Dave Crocker wrote:
1. Internal vs. External
The difference between recruiting the recipient to enforce
origin-side policies concerning origin-side participants, versus
enabling the recipient to detect misbehaviors by actors external to
the origin-side.
I think a simple and appropriate model, here, is that the
receive-side should be given information that permits it to detect
external attacks -- that is, misbehaviors by actors external to the
origin-side.
The receive-side should *not* be recruited to enforce policies
pertaining to participants within the origin-side environment. The
latter is strictly the job of the origin-side organization.

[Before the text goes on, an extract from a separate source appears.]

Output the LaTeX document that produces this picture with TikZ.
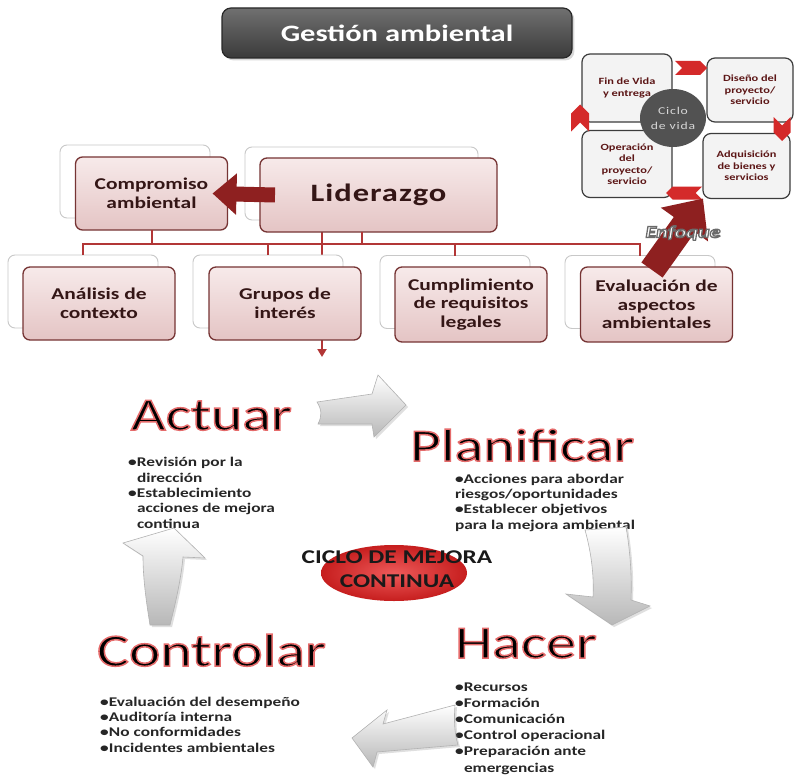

In which case, the bob and jane @ earthlink problem is really earthlink's
to deal with. I think that's entirely appropriate; it is completely within
earthlink's capability to, say, use SMTP AUTH to gate users to deal with
this attack.
2. Practice vs. Publication
Classically, this is the "what vs. how" distinction.
What is the information that the 'sender' or signer wants to
communicate to the receiver? Distinct from this is the means by which
it is communicated.
The two obvious choices for communicating anything involving DKIM are:
a) DNS publication, versus
b) inclusion in the signed message, either as an enhancement
to an existing header field, or as a new field.
There's really a third dimension too: the "unsigned" message problem.
Of course each of these has notable benefits and limitations
DNS queries have particular performance characteristics, concerning
cost, reliability and latency. Its major benefit is that it is an
out-of-band channel. Where that is essential -- such as communicating
information that can be applied to unsigned messages -- then it is
what should be used.
However if the information is from a signer -- and it does not
somehow require independent trust, such as obtaining it from a
third-party service -- then it can be included in the message.
The subdivision of labor with DKIM has pretty much been: if it's
something that constrains a key, then it goes in the DNS record.
Everything else goes in the signature header. This seems pretty
clean.
Steve pointed out to me that a basic challenge, here, is that DKIM
does not define a signature as meaning that the signer is asserting
the truthfulness of any particular bit of information in the message.
That's the inherent difference between the mild "taking
responsibility" semantics that we have given to a DKIM signature,
versus "asserting correctness" or the like.
My suggestion to deal with this is to define the basic DKIM
sematnic that all DKIM-* headers are asserted to be valid, if they are
included in the signature.
I'm not really sure where you're going with this, and I don't
think I like the implications. If a signer asserts something, it's
motivation for asserting it has to always be viewed with the
possibility of being gamed. So I don't know what "valid"
means through that lens. Useful information to a receiver can
only be of the "negative" variety; economists probably have
language for this, but information that there is no incentive for
the signer to lie about. Typically these are things that constrain
the degrees of freedom rather than increase them, which is
exactly what the current crop of tags in DKIM do.